Architekten und Ingenieure: Haftung wegen Baukostenüberschreitung?

von Lieb Rechtsanwälte

Ein Beitrag von RA Dr. Klaus Lieb, FA für Medizinrecht, FA für Handels- und Gesellschaftsrecht

 

Sachverhalt:

In dem vom Oberlandesgericht Hamm zu entscheidenden Fall hatte der Bauherr seinen Architekten aufgrund einer von ihm vorgetragenen Baukostenüberschreitung auf Schadensersatz in Anspruch genommen. Er behauptete, den Architekten auf ein von ihm unbedingt zu beachtendes Kostenlimit von € 339.924,00 hingewiesen zu haben. Letztlich seien Herstellungskosten in Höhe von € 392.450,00 angefallen.

Rechtliche Beurteilung:

Die Klage hatte keinen Erfolg. Das Oberlandesgericht Hamm wies die von dem Bauherrn eingelegte Berufung gegen das erstinstanzliche Urteil mit Beschluss vom 17.09.2020 – 17 U 75/19 – zurück. Der BGH wies die hierauf eingereichte Nichtzulassungsbeschwerde mit Beschluss vom 04.08.2021 – VII ZR 166/20 – zurück.
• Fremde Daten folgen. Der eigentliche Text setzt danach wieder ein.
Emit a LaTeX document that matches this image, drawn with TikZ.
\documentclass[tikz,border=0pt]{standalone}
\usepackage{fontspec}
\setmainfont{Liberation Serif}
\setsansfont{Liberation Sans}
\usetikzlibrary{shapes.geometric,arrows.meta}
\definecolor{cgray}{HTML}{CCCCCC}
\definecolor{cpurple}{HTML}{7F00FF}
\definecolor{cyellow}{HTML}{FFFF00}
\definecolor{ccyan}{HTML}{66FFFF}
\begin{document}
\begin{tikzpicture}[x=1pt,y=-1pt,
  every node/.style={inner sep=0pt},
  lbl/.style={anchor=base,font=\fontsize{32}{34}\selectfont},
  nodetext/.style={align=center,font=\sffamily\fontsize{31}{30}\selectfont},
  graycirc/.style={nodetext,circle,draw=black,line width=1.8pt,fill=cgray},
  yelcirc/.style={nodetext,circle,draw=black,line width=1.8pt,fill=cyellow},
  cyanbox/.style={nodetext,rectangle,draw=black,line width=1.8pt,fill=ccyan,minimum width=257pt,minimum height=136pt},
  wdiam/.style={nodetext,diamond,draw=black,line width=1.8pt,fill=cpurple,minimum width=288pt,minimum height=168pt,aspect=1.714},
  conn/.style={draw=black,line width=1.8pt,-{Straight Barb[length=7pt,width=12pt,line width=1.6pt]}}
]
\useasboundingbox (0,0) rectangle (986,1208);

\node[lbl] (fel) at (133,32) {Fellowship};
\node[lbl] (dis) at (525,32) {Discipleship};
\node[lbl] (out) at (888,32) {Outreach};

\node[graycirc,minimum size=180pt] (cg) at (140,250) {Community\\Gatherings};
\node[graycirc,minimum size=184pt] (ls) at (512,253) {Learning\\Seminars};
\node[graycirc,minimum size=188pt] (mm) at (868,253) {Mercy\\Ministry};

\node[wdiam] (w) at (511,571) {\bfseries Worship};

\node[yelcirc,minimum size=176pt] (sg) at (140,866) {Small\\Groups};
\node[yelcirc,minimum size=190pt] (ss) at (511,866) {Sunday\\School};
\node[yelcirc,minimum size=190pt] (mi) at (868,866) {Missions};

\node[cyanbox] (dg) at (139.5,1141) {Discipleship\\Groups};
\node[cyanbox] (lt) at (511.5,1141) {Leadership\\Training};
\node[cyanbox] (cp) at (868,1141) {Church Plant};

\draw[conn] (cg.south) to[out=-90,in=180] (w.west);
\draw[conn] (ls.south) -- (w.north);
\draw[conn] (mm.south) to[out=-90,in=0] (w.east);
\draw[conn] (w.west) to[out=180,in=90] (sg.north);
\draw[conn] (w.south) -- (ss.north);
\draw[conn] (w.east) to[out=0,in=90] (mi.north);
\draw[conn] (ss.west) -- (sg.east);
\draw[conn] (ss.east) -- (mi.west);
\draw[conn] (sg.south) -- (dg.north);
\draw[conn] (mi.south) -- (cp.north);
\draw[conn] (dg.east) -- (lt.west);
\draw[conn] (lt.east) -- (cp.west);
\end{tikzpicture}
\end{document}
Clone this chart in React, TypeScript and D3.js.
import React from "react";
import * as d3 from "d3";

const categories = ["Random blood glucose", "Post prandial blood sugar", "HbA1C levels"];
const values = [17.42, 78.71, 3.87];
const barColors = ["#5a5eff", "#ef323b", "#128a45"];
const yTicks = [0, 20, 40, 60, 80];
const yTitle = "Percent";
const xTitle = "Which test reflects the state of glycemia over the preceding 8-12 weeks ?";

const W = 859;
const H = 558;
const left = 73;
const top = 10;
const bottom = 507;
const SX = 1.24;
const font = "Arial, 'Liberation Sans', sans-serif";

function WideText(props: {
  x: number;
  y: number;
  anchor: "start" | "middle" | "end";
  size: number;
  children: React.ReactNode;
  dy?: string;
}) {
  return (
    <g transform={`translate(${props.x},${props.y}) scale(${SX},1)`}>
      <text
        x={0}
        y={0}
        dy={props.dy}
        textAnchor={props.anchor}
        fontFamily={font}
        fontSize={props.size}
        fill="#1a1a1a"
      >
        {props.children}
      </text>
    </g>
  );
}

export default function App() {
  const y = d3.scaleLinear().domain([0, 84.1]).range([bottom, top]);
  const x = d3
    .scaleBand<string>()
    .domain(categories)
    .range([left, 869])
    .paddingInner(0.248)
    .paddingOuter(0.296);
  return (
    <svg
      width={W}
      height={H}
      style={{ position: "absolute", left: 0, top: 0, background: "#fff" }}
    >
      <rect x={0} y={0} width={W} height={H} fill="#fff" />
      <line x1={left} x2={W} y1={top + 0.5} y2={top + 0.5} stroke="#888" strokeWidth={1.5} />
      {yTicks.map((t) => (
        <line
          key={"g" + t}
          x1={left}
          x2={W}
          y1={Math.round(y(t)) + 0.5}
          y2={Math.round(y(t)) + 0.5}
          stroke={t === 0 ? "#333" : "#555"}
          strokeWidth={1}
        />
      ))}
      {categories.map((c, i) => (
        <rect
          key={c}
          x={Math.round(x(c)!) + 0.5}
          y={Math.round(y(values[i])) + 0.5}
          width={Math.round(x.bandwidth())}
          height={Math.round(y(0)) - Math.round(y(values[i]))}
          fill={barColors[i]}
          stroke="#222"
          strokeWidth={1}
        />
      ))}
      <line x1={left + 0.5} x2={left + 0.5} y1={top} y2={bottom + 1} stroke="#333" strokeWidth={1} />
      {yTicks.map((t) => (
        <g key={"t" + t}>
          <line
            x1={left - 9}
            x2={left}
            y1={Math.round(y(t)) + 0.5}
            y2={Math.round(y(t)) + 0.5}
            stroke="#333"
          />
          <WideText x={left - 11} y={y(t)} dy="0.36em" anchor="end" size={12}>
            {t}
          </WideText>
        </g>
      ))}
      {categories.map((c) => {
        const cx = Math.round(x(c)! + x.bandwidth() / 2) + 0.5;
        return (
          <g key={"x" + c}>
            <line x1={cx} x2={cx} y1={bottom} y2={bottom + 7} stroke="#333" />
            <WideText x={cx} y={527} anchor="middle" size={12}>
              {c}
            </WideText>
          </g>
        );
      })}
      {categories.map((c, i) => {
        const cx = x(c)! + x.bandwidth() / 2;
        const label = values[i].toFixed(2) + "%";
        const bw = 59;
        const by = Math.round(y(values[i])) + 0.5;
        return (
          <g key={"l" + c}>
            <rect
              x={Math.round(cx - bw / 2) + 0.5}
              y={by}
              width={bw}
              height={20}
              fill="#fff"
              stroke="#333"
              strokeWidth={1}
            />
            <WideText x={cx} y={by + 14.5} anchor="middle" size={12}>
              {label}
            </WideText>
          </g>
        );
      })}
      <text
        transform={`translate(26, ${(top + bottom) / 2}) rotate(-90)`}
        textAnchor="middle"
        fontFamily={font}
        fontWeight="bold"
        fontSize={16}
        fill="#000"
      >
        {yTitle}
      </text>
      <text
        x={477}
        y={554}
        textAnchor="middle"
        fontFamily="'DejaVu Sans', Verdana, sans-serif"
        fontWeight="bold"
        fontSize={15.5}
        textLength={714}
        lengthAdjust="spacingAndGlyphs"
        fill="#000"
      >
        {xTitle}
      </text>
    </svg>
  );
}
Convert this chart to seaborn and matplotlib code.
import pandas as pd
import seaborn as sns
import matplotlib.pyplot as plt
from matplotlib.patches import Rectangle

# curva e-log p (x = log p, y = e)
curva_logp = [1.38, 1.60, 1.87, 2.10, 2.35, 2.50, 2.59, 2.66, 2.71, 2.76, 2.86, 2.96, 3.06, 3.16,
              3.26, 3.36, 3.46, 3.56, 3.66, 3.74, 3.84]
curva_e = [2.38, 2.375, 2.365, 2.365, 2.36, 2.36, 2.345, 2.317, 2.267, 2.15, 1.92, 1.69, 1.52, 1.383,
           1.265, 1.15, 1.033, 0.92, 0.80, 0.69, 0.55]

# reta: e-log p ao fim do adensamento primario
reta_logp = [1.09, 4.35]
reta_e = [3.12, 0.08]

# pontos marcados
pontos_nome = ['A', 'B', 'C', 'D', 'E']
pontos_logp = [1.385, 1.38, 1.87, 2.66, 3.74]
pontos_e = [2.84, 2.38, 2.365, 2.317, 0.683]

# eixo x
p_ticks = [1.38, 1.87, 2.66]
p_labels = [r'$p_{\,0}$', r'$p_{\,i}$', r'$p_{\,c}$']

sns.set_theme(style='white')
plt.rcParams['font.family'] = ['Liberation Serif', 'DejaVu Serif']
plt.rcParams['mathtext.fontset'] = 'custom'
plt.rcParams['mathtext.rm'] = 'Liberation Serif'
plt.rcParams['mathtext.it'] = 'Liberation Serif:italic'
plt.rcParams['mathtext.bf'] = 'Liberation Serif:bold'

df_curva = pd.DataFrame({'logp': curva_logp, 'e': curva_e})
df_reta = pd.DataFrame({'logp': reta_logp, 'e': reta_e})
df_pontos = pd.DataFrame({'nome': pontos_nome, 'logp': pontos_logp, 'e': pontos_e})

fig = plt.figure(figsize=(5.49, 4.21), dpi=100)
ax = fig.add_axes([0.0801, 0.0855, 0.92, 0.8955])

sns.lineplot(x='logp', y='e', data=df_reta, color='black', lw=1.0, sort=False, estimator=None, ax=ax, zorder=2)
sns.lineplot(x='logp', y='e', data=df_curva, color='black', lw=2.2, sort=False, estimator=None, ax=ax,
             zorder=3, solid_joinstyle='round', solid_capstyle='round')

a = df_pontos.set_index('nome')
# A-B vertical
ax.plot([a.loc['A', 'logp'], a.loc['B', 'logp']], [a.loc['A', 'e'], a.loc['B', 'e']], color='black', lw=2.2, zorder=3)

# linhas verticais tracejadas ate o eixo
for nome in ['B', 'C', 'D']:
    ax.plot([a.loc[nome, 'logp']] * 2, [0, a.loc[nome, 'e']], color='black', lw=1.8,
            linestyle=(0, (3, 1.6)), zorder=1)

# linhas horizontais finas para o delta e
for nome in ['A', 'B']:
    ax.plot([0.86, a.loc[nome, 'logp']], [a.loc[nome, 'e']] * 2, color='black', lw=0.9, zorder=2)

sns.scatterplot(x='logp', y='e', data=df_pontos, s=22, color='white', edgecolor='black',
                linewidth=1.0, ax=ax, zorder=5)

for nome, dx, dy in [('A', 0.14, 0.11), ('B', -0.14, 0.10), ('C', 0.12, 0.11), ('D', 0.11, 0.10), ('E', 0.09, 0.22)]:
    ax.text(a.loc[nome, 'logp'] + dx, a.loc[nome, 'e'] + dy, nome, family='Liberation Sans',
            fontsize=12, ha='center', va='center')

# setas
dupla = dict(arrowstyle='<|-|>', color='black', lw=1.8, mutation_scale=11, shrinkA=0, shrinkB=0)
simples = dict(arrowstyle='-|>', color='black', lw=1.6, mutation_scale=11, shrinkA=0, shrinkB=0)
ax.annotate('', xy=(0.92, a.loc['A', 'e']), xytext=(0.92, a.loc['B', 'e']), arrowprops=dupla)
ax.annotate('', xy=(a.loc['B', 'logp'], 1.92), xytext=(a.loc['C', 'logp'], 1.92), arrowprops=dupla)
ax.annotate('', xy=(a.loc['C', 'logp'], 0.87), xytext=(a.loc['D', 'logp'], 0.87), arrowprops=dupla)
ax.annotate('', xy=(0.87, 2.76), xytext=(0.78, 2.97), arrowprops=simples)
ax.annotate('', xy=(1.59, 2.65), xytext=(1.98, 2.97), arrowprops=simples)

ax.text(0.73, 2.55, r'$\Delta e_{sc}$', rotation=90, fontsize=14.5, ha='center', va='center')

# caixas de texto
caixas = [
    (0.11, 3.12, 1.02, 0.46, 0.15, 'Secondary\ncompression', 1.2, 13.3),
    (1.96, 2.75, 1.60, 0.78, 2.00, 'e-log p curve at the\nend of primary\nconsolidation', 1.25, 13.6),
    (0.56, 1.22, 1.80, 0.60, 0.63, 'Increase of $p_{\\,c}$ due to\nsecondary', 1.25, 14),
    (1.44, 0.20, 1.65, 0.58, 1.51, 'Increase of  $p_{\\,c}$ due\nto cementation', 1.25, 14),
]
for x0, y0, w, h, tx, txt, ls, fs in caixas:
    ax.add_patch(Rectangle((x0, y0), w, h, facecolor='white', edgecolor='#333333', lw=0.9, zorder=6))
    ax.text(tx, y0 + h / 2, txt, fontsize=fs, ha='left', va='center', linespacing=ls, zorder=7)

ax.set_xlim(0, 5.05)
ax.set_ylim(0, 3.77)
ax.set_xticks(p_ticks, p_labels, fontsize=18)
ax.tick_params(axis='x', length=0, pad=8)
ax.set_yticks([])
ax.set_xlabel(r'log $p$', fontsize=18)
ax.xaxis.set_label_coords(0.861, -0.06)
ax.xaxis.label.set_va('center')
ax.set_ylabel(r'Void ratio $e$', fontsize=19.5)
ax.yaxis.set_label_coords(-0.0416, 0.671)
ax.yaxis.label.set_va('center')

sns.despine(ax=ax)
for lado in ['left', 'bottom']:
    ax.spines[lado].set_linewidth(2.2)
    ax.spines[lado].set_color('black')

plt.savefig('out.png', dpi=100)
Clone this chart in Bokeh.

Nach Auffassung des OLG Hamm seien die Kostenvorstellungen des Bauherrn für den Architekten grundsätzlich beachtlich. Hieraus folge jedoch keine Garantiehaftung, sondern lediglich eine Beschaffenheitsvereinbarung, auch könne nicht jede Erklärung des bauleitenden Architekten, eine bestimmte Bausumme werde eingehalten, als Übernahme einer Baukostengarantie ausgelegt werden. An eine Garantieerklärung seien hohe Anforderungen zu stellen. Erforderlich sei, dass der Architekt tatsächlich zum Ausdruck bringe, dass er für die Einhaltung der angesprochenen Bausumme persönlich einstehen wolle. Soweit es sich im Einzelfall um eine Beschaffenheitsvereinbarung handle, sei grundsätzlich eine gewisse Toleranz zu gewähren. Ein Mangel liege erst bei Überschreitung um einige Prozent vor und nicht bereits bei Überschreitung um wenige Euro. Nach Auffassung des OLG Hamm sei eine Toleranz von 10 % sachgerecht, die von der Rechtsprechung auch bei Fehlern im Rahmen des Kostenvoranschlags gewährt werde.

Praxishinweis:

Architekten und Ingenieuren ist dringend davon abzuraten, selbstständige Garantieerklärungen über die Einhaltung der Bausumme einzugehen. Im Falle einer Bausummengarantie haftet der Architekt bzw. Ingenieur verschuldensunabhängig auf Einhaltung der garantierten Bausumme. Die Haftung erstreckt sich auf die tatsächlichen Mehrkosten. Architekten und Ingenieure sollten auch wissen, dass im Falle einer Bausummengarantie kein Versicherungsschutz über die Berufshaftpflichtversicherung besteht. Zudem ist in einzelnen Bundesländern die Vereinbarung von Bausummengarantien nach den standesrechtlichen Bestimmungen verboten.

Eine Haftung des Architekten bzw. Ingenieurs bei Überschreitung der Baukosten kommt in Betracht, wenn die Kostenermittlung mangelhaft ausgeführt wurde und der zuzubilligende Toleranzrahmen überschritten wird. Im Rahmen der Kostenschätzung liegt die Toleranz zwischen 30 und 40 %, bei der Kostenberechnung bei 20 bis 25 % und im Rahmen des Kostenanschlags bei 10 bis 15 %.

Wurde für Baukosten eine Obergrenze vereinbart, kommt nach der Rechtsprechung des BGH eine Toleranz grundsätzlich nicht in Betracht.

Letztlich ist im Wege der Vertragsauslegung zu ermitteln, ob dem Architekten bzw. Ingenieur eine Toleranz zuzubilligen ist.